The model specification was formulated using financial sector GDP as the proxy for dependent variable, microfinance credit, deposits, assets and investment were used as proxies for microfinance banks institutions.
Secondary data were sourced from CBN statistical Bulletin and analyzed using auto regressive distributed lag bound test and its corresponding short and long run coefficients.
Finding revealed an inconclusive long run relationship between microfinance bank institutions and financial sector growth.
Checking the individual variable coefficients in the short run, microfinance credit has significant positive effect while microfinance assets has insignificant effects on financial sector growth.
In the long run, it was revealed that microfinance bank deposits and assets exert insignificant positive effects while microfinance credits have insignificant effect and investments have significant negative effects on financial sector growth.
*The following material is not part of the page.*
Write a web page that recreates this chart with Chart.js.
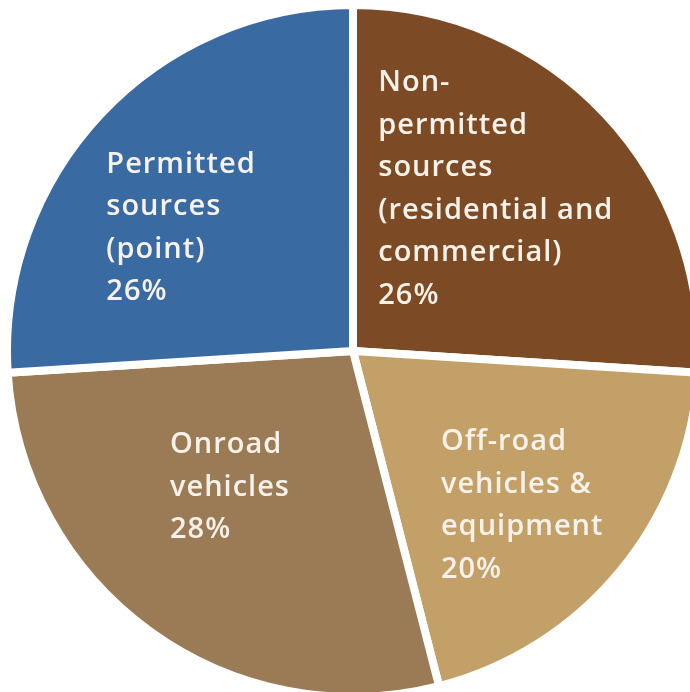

The study concluded that, in the long run, microfinance bank institutions exert positive and insignificant effects on financial sector growth in Nigeria.
It was therefore recommended that, for microfinance bank institutions to impact significantly on financial sector growth in Nigeria, its credit should be increased and be more directed to the target individuals and the level of their investments should be geared up so as to engender growth of the financial sector in Nigeria.
Furthermore, microfinance bank institutions should maintain its status quo on deposits and assets, however, improvement on them should be encouraged so as to enhance the growth of the financial sector in Nigeria.